USACO 2009 Feb Gold 3.Revamping Trails

Description

Farmer John dutifully checks on the cows every day. He traverses so me of the M (1 <= M <= 50,000) trails conveniently numbered 1..M from pasture 1 all the way out to pasture N (a journey which is always possible for trail maps given in the test data). The N (1 <= N <= 10,000) pastures conveniently numbered 1..N on Farmer John’s farm are currently connected by bidirectional dirt trails. Each trail i connects pastures P1_i and P2_i (1 <= P1_i <= N; 1 <= P2_i <= N) and requires T_i (1 <= T_i <= 1,000,000) units of time to traverse.
He wants to revamp some of the trails on his farm to save time on his long journey.
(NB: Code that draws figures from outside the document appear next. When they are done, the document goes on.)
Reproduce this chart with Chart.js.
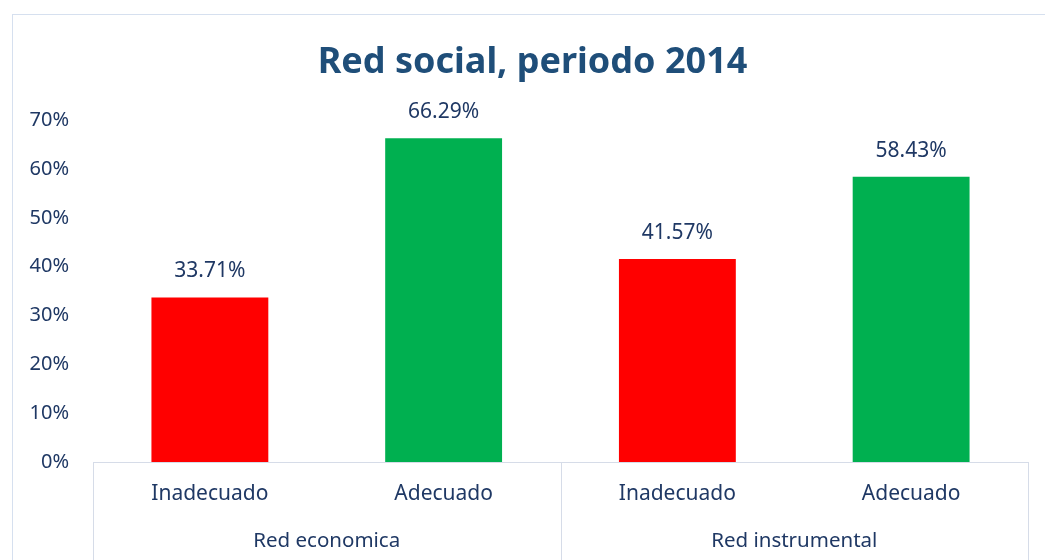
<!DOCTYPE html>
<html>
<head>
<meta charset="utf-8">
<script src="https://cdn.jsdelivr.net/npm/chart.js@4.4.0/dist/chart.umd.min.js"></script>
<style>
    html, body { margin: 0; padding: 0; background: #fff; overflow: hidden; width: 1045px; height: 560px; }
    .marco { position: absolute; left: 12px; top: 14px; width: 1047px; height: 562px; border: 1px solid #d6e0ef; box-sizing: border-box; }
    canvas { display: block; }
</style>
</head>
<body>
<div class="marco"><canvas id="redChart" width="1045" height="560"></canvas></div>
<script>
    const categorias = ['Inadecuado', 'Adecuado', 'Inadecuado', 'Adecuado'];
    const grupos = ['Red economica', 'Red instrumental'];
    const porcentajes = [33.71, 66.29, 41.57, 58.43];
    const coloresBarras = ['#ff0000', '#00b050', '#ff0000', '#00b050'];
    const ticksY = [0, 10, 20, 30, 40, 50, 60, 70];

    const textoAzul = '#1f3864';
    const lineaEje = '#d6dce8';
    const fuente = "'Noto Sans', 'Open Sans', sans-serif";

    // etiquetas de valor encima de cada barra
    const valoresPlugin = {
        id: 'valores',
        afterDatasetsDraw(chart) {
            const ctx = chart.ctx;
            const meta = chart.getDatasetMeta(0);
            ctx.save();
            ctx.font = '21px ' + fuente;
            ctx.fillStyle = textoAzul;
            ctx.textAlign = 'center';
            ctx.textBaseline = 'middle';
            meta.data.forEach((bar, i) => {
                ctx.fillText(porcentajes[i].toFixed(2) + '%', bar.x, bar.y - 26);
            });
            ctx.restore();
        }
    };

    // eje de categorias en dos niveles, con separadores entre grupos
    const ejeDobleplugin = {
        id: 'ejeDoble',
        afterLayout(chart) {
            // el titulo va un poco a la derecha del centro del lienzo
            if (chart.titleBlock) {
                chart.titleBlock.left += 5;
                chart.titleBlock.right += 5;
            }
        },
        afterDraw(chart) {
            const ctx = chart.ctx;
            const x = chart.scales.x;
            const area = chart.chartArea;
            const paso = x.getPixelForValue(1) - x.getPixelForValue(0);
            ctx.save();
            ctx.strokeStyle = lineaEje;
            ctx.lineWidth = 1;
            [0, 2, 4].forEach(i => {
                const px = Math.round(x.getPixelForValue(i) - paso / 2) + 0.5;
                ctx.beginPath();
                ctx.moveTo(px, area.bottom);
                ctx.lineTo(px, chart.height);
                ctx.stroke();
            });
            ctx.font = '21px ' + fuente;
            ctx.fillStyle = textoAzul;
            ctx.textAlign = 'center';
            ctx.textBaseline = 'middle';
            categorias.forEach((c, i) => {
                ctx.fillText(c, x.getPixelForValue(i), area.bottom + 32);
            });
            ctx.font = '20.5px ' + fuente;
            grupos.forEach((g, j) => {
                const cx = (x.getPixelForValue(j * 2) + x.getPixelForValue(j * 2 + 1)) / 2;
                ctx.fillText(g, cx, area.bottom + 79);
            });
            ctx.restore();
        }
    };

    new Chart(document.getElementById('redChart').getContext('2d'), {
        type: 'bar',
        data: {
            labels: categorias,
            datasets: [{
                data: porcentajes,
                backgroundColor: coloresBarras,
                borderWidth: 0,
                categoryPercentage: 1,
                barPercentage: 0.5
            }]
        },
        options: {
            responsive: false,
            animation: false,
            layout: { padding: { left: 14, right: 30, bottom: 105 } },
            plugins: {
                legend: { display: false },
                tooltip: { enabled: false },
                title: {
                    display: true,
                    text: 'Red social, periodo 2014',
                    color: '#1f4e79',
                    font: { family: fuente, size: 36, weight: 'bold' },
                    padding: { top: 26, bottom: 36 }
                }
            },
            scales: {
                x: {
                    ticks: { display: false },
                    grid: { display: false },
                    border: { display: true, color: lineaEje, width: 1 }
                },
                y: {
                    min: 0,
                    max: 70,
                    afterBuildTicks(scale) {
                        scale.ticks = ticksY.map(v => ({ value: v }));
                    },
                    afterFit(scale) { scale.width = 66; },
                    ticks: {
                        color: textoAzul,
                        padding: 24,
                        font: { family: fuente, size: 20 },
                        callback: v => v + '%'
                    },
                    grid: { display: false, drawTicks: false },
                    border: { display: false }
                }
            }
        },
        plugins: [valoresPlugin, ejeDobleplugin]
    });
</script>
</body>
</html>
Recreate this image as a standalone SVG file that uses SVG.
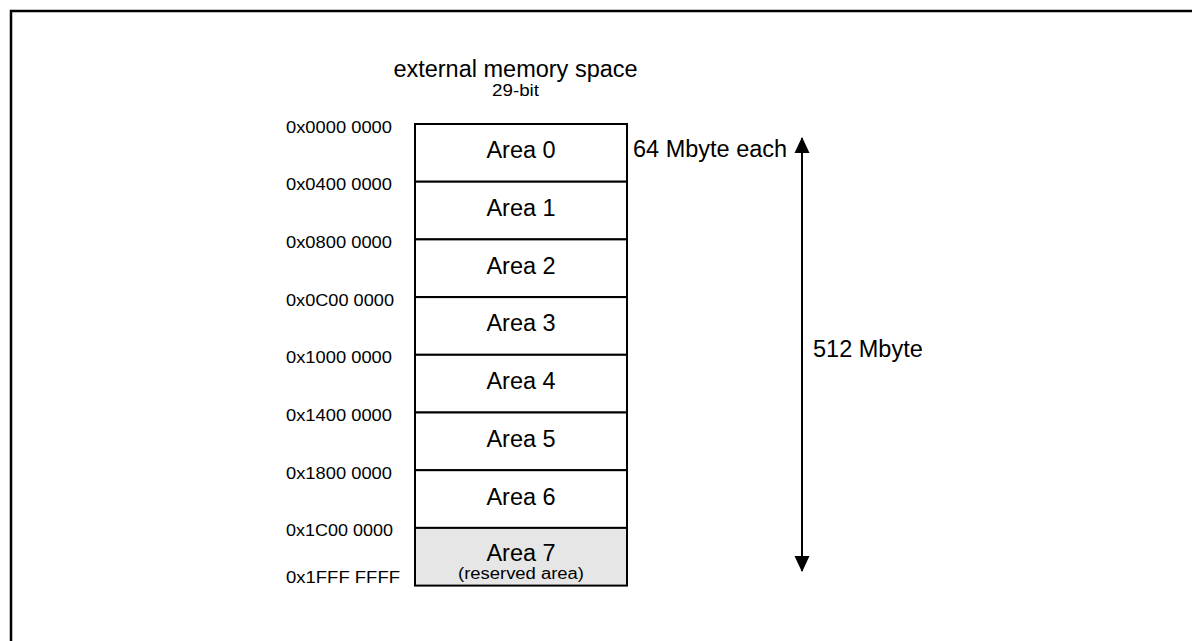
<svg xmlns="http://www.w3.org/2000/svg" width="1192" height="641" viewBox="0 0 1192 641">
  <style>
    text { font-family: "Liberation Sans", Arial, Helvetica, sans-serif; fill: #000; }
    .big { font-size: 23.5px; }
    .addr { font-size: 16.5px; }
    .small { font-size: 16px; }
    .mid { text-anchor: middle; }
    .cell { fill: #fff; stroke: #000; stroke-width: 2; }
    .reserved { fill: #e6e6e6; stroke: #000; stroke-width: 2; }
    .frame { fill: none; stroke: #000; stroke-width: 2.5; }
    .dim { stroke: #000; stroke-width: 2; fill: none; }
  </style>
  <defs>
    <marker id="arrowhead" viewBox="0 0 16 16" refX="15" refY="8" markerWidth="16" markerHeight="16" markerUnits="userSpaceOnUse" orient="auto-start-reverse">
      <path d="M0,0.5 L16,8 L0,15.5 Z" fill="#000"/>
    </marker>
  </defs>

  <rect width="1192" height="641" fill="#fff"/>
  <!-- page frame, open to the right and bottom -->
  <rect class="frame" x="11" y="11" width="1250" height="700"/>

  <!-- heading -->
  <g id="title">
    <text class="big mid" x="515.5" y="77">external memory space</text>
    <text class="small mid" x="515.5" y="96" textLength="47" lengthAdjust="spacingAndGlyphs">29-bit</text>
  </g>

  <!-- memory areas, 64 Mbyte each -->
  <g id="area0"><rect class="cell" x="415" y="124" width="212" height="57.7"/><text class="big mid" x="521" y="158.3">Area 0</text></g>
  <g id="area1"><rect class="cell" x="415" y="181.7" width="212" height="57.7"/><text class="big mid" x="521" y="216">Area 1</text></g>
  <g id="area2"><rect class="cell" x="415" y="239.4" width="212" height="57.7"/><text class="big mid" x="521" y="273.7">Area 2</text></g>
  <g id="area3"><rect class="cell" x="415" y="297.1" width="212" height="57.7"/><text class="big mid" x="521" y="331.4">Area 3</text></g>
  <g id="area4"><rect class="cell" x="415" y="354.8" width="212" height="57.7"/><text class="big mid" x="521" y="389.1">Area 4</text></g>
  <g id="area5"><rect class="cell" x="415" y="412.5" width="212" height="57.7"/><text class="big mid" x="521" y="446.8">Area 5</text></g>
  <g id="area6"><rect class="cell" x="415" y="470.2" width="212" height="57.7"/><text class="big mid" x="521" y="504.5">Area 6</text></g>
  <g id="area7">
    <rect class="reserved" x="415" y="527.9" width="212" height="57.7"/>
    <text class="big mid" x="521" y="561">Area 7</text>
    <text class="small mid" x="521" y="578.5" textLength="126" lengthAdjust="spacingAndGlyphs">(reserved area)</text>
  </g>

  <!-- address labels -->
  <g id="addresses">
    <text class="addr" x="286" y="132.5" textLength="106" lengthAdjust="spacingAndGlyphs">0x0000 0000</text>
    <text class="addr" x="286" y="190.2" textLength="106" lengthAdjust="spacingAndGlyphs">0x0400 0000</text>
    <text class="addr" x="286" y="247.9" textLength="106" lengthAdjust="spacingAndGlyphs">0x0800 0000</text>
    <text class="addr" x="286" y="305.6" textLength="108" lengthAdjust="spacingAndGlyphs">0x0C00 0000</text>
    <text class="addr" x="286" y="363.3" textLength="106" lengthAdjust="spacingAndGlyphs">0x1000 0000</text>
    <text class="addr" x="286" y="421" textLength="106" lengthAdjust="spacingAndGlyphs">0x1400 0000</text>
    <text class="addr" x="286" y="478.7" textLength="106" lengthAdjust="spacingAndGlyphs">0x1800 0000</text>
    <text class="addr" x="286" y="536.4" textLength="107" lengthAdjust="spacingAndGlyphs">0x1C00 0000</text>
    <text class="addr" x="286" y="583.3" textLength="114" lengthAdjust="spacingAndGlyphs">0x1FFF FFFF</text>
  </g>

  <!-- size annotations -->
  <g id="size-labels">
    <text class="big" x="633" y="157.3">64 Mbyte each</text>
    <text class="big" x="813" y="356.7">512 Mbyte</text>
  </g>

  <!-- total span dimension arrow -->
  <g id="connectors">
    <line class="dim" x1="802" y1="138" x2="802" y2="571" marker-start="url(#arrowhead)" marker-end="url(#arrowhead)"/>
  </g>
</svg>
Specifically, he will choose K (1 <= K <= 20) trails to turn into highways, which will effectively reduce the trail’s traversal time to 0. Help FJ decide which trails to revamp to minimize the resulting time of getting from pasture 1 to N.

Input

• Line 1: Three space-separated integers: N, M, and K

• Lines 2..M+1: Line i+1 describes trail i with three space-separated
  integers: P1_i, P2_i, and T_i

Output

• Line 1: The length of the shortest path after revamping no more than
  K edges

Sample Input

4 4 1
1 2 10
2 4 10
1 3 1
3 4 100

Sample Output

1

Key To Problem

小小的图论+二维dp
dis[u][num]表示到点u，翻新num条道路所需要走的最短的时间
dis[to][num]=dis[u][num]+s;
dis[to][num+1]=dis[u][num];
需要用dijkstra+堆优化，据说SPFA超时，并没有尝试。

CODE

#include<queue>
#include<vector>
#include<cstdio>
#include<cstring>
#include<algorithm>
#define N 10010
using namespace std;
vector<int>V[N];
vector<int>pre[N];
struct node
{
    int u,num,s;
    bool friend operator <(node x,node y)
    {
        return x.s>y.s;
    }
};
int n,m,l;
int dis[N][30];
bool used[N][30];

void dijkstra(int u)
{
    memset(dis,0x3f,sizeof(dis));
    priority_queue<node>Q;
    node k;
    k.u=u,k.s=0,k.num=0;
    Q.push(k);
    dis[u][0]=0;
    while(Q.size())
    {
        k=Q.top();
        Q.pop();
        if(used[k.u][k.num])
            continue;
        used[k.u][k.num]=1;
        int num=k.num;
        for(int i=0;i<V[k.u].size();i++)
        {
            int to=V[k.u][i];
            int s=pre[k.u][i];
            if(dis[to][num]>dis[k.u][num]+s)
            {
                dis[to][num]=dis[k.u][num]+s;
                node p;
                p.u=to,p.num=num,p.s=dis[to][num];
                Q.push(p);
            }
            if(num+1<=l&&dis[to][num+1]>dis[k.u][num])
            {
                dis[to][num+1]=dis[k.u][num];
                node p;
                p.u=to,p.num=num+1,p.s=dis[to][num+1];
                Q.push(p);
            }
        }
    }
}

int main()
{
//  freopen("revamp.in","r",stdin);
//  freopen("revamp.out","w",stdout);
    scanf("%d%d%d",&n,&m,&l);
    for(int i=1;i<=m;i++)
    {
        int x,y,z;
        scanf("%d%d%d",&x,&y,&z);
        V[x].push_back(y);
        pre[x].push_back(z);
        V[y].push_back(x);
        pre[y].push_back(z);
    }
    dijkstra(1);
    printf("%d\n",dis[n][l]);
    return 0;
}